Alameda County Food Bank Hungers for Donations

“Hunger doesn’t take a summer vacation!” is the message of the season from the Alameda County Community Food Bank. Many families are feeling the economic pinch, but the region’s low-income children are especially vulnerable, hit hard by the break in the free or reduced-price school meal program.

“Our agencies experience their highest demand in the summer months,” observes Suzan Bateson, executive director of the Alameda County Community Food Bank, which works with 300 community-based organizations, including soup kitchens and food pantries, to provide emergency food assistance.  “Children rely on the local churches, food pantries, and day care centers for their meals. With food and fuel prices soaring, low-income families are really struggling.”

Through its network of member agencies, the Food Bank serves 40,000 people every week, including 14,000 children and 7,000 seniors. Calls to its toll-free Food Helpline are at an all-time high. In April, the non-profit made a record-breaking 1,890 referrals, a 28 percent increase over last year. “Each month we are receiving calls from 300 new households who have never had to call for help to feed their families,” Bateson says.

The challenge is compounded by a steady decline in food donations, reflective of a nationwide trend. Bateson notes that “despite valiant efforts of local letter carriers,” the yield from May’s annual “Stamp Out Hunger” Food Drive was lower than last year’s by two percent. In light of the unprecedented demand, even a small drop-off in donations affects the amount of food available for those who need it, she points out. “We expect a rough summer, so we are urging organizations, businesses and individuals to organize food drives and make cash donations.”

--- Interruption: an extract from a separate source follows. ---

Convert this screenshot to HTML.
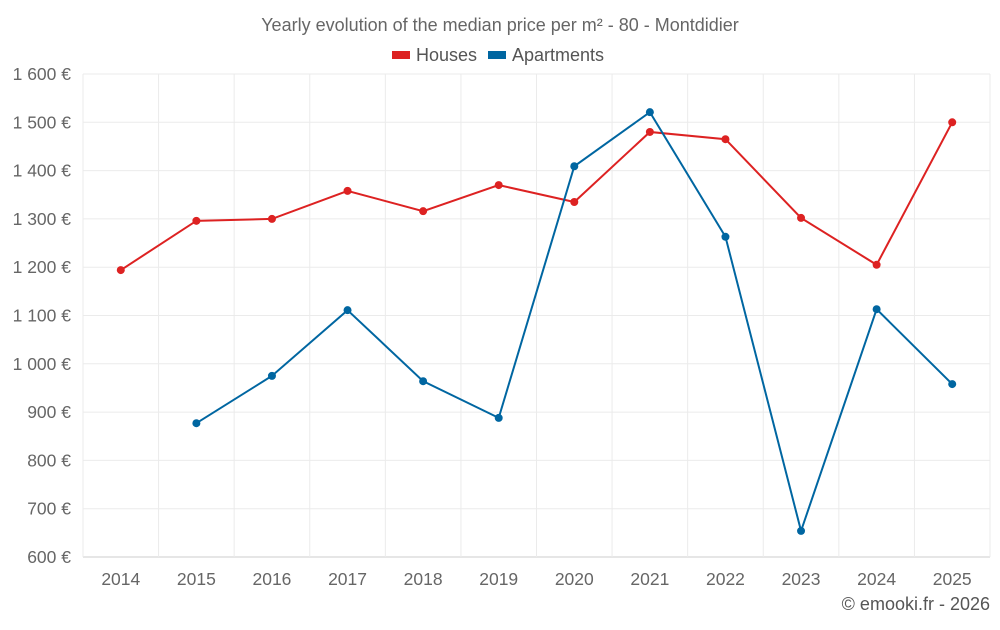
<!DOCTYPE html>
<html><head><meta charset="utf-8"><style>
body{margin:0;background:#fff;font-family:"Liberation Sans",sans-serif;}
svg text{font-family:"Liberation Sans",sans-serif;}
</style></head><body>
<svg id="chart" width="1000" height="625">
<text x="500" y="31" text-anchor="middle" font-size="18" fill="#666">Yearly evolution of the median price per m² - 80 - Montdidier</text>
<g>
<g><rect x="392" y="51" width="18" height="8" fill="#dd2222"/><text x="416" y="61" font-size="18" fill="#555">Houses</text></g>
<g><rect x="488" y="51" width="18" height="8" fill="#0066a1"/><text x="512" y="61" font-size="18" fill="#555">Apartments</text></g>
</g>
<g id="grid"></g>
<g id="axes"></g>
<g id="series"></g>
<text x="990" y="610" text-anchor="end" font-size="18" fill="#555">© emooki.fr - 2026</text>
</svg>
<script>
const years=[2014,2015,2016,2017,2018,2019,2020,2021,2022,2023,2024,2025];
const houses=[1194,1296,1300,1358,1316,1370,1335,1480,1465,1302,1205,1500];
const apartments=[null,877,975,1111,964,888,1409,1521,1263,654,1113,958];
const yTicks=[600,700,800,900,1000,1100,1200,1300,1400,1500,1600];
const NS="http://www.w3.org/2000/svg";
const L=83,R=990,T=74,B=557;
const step=(R-L)/years.length;
const x=i=>L+step*(i+0.5);
const y=v=>B-(v-600)/1000*(B-T);
function mk(tag,attrs,parent){const e=document.createElementNS(NS,tag);for(const k in attrs)e.setAttribute(k,attrs[k]);parent.appendChild(e);return e;}
const grid=document.getElementById('grid'),axes=document.getElementById('axes'),series=document.getElementById('series');
yTicks.forEach(v=>{
 const g=mk('line',{x1:L,x2:R,y1:y(v),y2:y(v),stroke:v===600?'#ccc':'#ebebeb'},grid);
 
 
 const s=String(v).replace(/\B(?=(\d{3})+(?!\d))/g,' ')+' €';
 const t=mk('text',{x:71,y:y(v)+6,'text-anchor':'end','font-size':17.5,fill:'#666'},axes);t.textContent=s;
 
 
});
for(let i=0;i<=years.length;i++){
 const g=mk('line',{x1:L+step*i,x2:L+step*i,y1:T,y2:B,stroke:'#ebebeb'},grid);
 
 
}
years.forEach((yr,i)=>{
 const t=mk('text',{x:x(i),y:585,'text-anchor':'middle','font-size':17.5,fill:'#666'},axes);t.textContent=yr;
 
 
});
function draw(data,color,name){
 let d='';data.forEach((v,i)=>{if(v==null)return;d+=(d?'L':'M')+x(i)+' '+y(v);});
 const p=mk('path',{d:d,fill:'none',stroke:color,'stroke-width':2},series);
 
 
 data.forEach((v,i)=>{if(v==null)return;
  const c=mk('circle',{cx:x(i),cy:y(v),r:4,fill:color},series);
  
  
 });
}
draw(houses,'#dd2222','houses');
draw(apartments,'#0066a1','apartments');
</script>
</body></html>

Those interested in helping the Food Bank in its response to this urgent community demand have several opportunities.
  • Host a Food Drive to collect nutritious, non-perishable food. It’s very easy to organize–all materials and barrels are provided. Sign up online at http://accfb.org/food_drive_signup.html or by calling 510-635-3663 ext. 318 or email fooddrive@accfb.org.
  • Make a financial contribution. Thanks to its supplier network and purchasing power, for every dollar donated the Food Bank can distribute seven dollars worth of food, an excellent return on investment. Visit www.accfb.org to make a secure donation online or mail your tax deductible donation to the Food Bank, 7900 Edgewater Drive, Oakland, 94621.
  • Organize a volunteer group to sort food at the Food Bank, during the week, on weekends, or for special events.  Visit www.accfb.org to learn more.

From July 1 through July 30 Safeway is sponsoring a food drive. Collection barrels will be located in area stores. Take advantage of two-for-one and other grocery specials to buy a few extra items to donate. The most needed foods are canned meats and fish, peanut butter, rice, pasta, low-sugar cereals, and canned soups.

Local agencies served by the Food Bank include: Interfaith Sharing, Marylin Ave. School/Tri-Valley Community Fund, Open Heart Kitchen, Solidarity Fellowship, and Tri-Valley Haven Food Pantry, in Livermore; and BACS/Valley Creative Living Center, in Pleasanton.